== Supplied data

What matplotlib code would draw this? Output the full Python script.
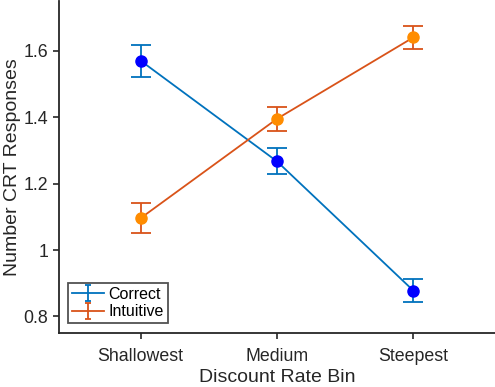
import numpy as np
import matplotlib
matplotlib.use("Agg")
import matplotlib.pyplot as plt
from matplotlib.legend_handler import HandlerErrorbar
from matplotlib.lines import Line2D

bins = ["Shallowest", "Medium", "Steepest"]
correct = [1.570, 1.267, 0.878]
correct_err = [0.048, 0.039, 0.035]
intuitive = [1.096, 1.395, 1.640]
intuitive_err = [0.046, 0.036, 0.036]

plt.rcParams['font.family'] = ['Liberation Sans', 'DejaVu Sans']
txt = '#262626'

fig = plt.figure(figsize=(4.95, 3.87), dpi=100)
ax = fig.add_axes([0.119, 0.1395, 0.881, 0.858])

x = np.arange(1, len(bins) + 1)
ax.errorbar(x, correct, yerr=correct_err, color='#0072BD', lw=1.3,
            capsize=7, capthick=1.3, label='Correct')
ax.errorbar(x, intuitive, yerr=intuitive_err, color='#D95319', lw=1.3,
            capsize=7, capthick=1.3, label='Intuitive')
ax.plot(x, correct, 'o', color='#0000FF', ms=8, zorder=3)
ax.plot(x, intuitive, 'o', color='#FF8C00', ms=8, zorder=3)

ax.set_xlim(0.4, 3.6)
ax.set_ylim(0.75, 1.75)
ax.set_xticks(x)
ax.set_xticklabels(bins)
ax.set_yticks([0.8, 1.0, 1.2, 1.4, 1.6])
ax.set_yticklabels(['0.8', '1', '1.2', '1.4', '1.6'])

for s in ['top', 'right']:
    ax.spines[s].set_visible(False)
for s in ['left', 'bottom']:
    ax.spines[s].set_linewidth(1.3)
    ax.spines[s].set_color(txt)
ax.tick_params(direction='out', length=4, width=1.2, colors=txt,
               labelsize=12.8, labelcolor=txt)
ax.tick_params(axis='x', pad=7)
ax.set_xlabel('Discount Rate Bin', fontsize=14, color=txt, labelpad=3)
ax.set_ylabel('Number CRT Responses', fontsize=14, color=txt, labelpad=2)


def small_caps(h, orig):
    h.update_from(orig)
    if isinstance(h, Line2D):
        h.set_markersize(5)


leg = ax.legend(loc='lower left', fontsize=11.5, frameon=True, fancybox=False,
                handlelength=2.0, handletextpad=0.25, borderpad=0.25,
                labelspacing=0.15, borderaxespad=0.6,
                handler_map={type(ax.containers[0]): HandlerErrorbar(update_func=small_caps)})
leg.get_frame().set_edgecolor(txt)
leg.get_frame().set_linewidth(1.3)

fig.savefig('out.png', dpi=100)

====

Pick out all lines from the data above in which the word "matplotlib" appears.

- The result:
What matplotlib code would draw this? Output the full Python script.
import matplotlib
matplotlib.use("Agg")
import matplotlib.pyplot as plt
from matplotlib.legend_handler import HandlerErrorbar
from matplotlib.lines import Line2D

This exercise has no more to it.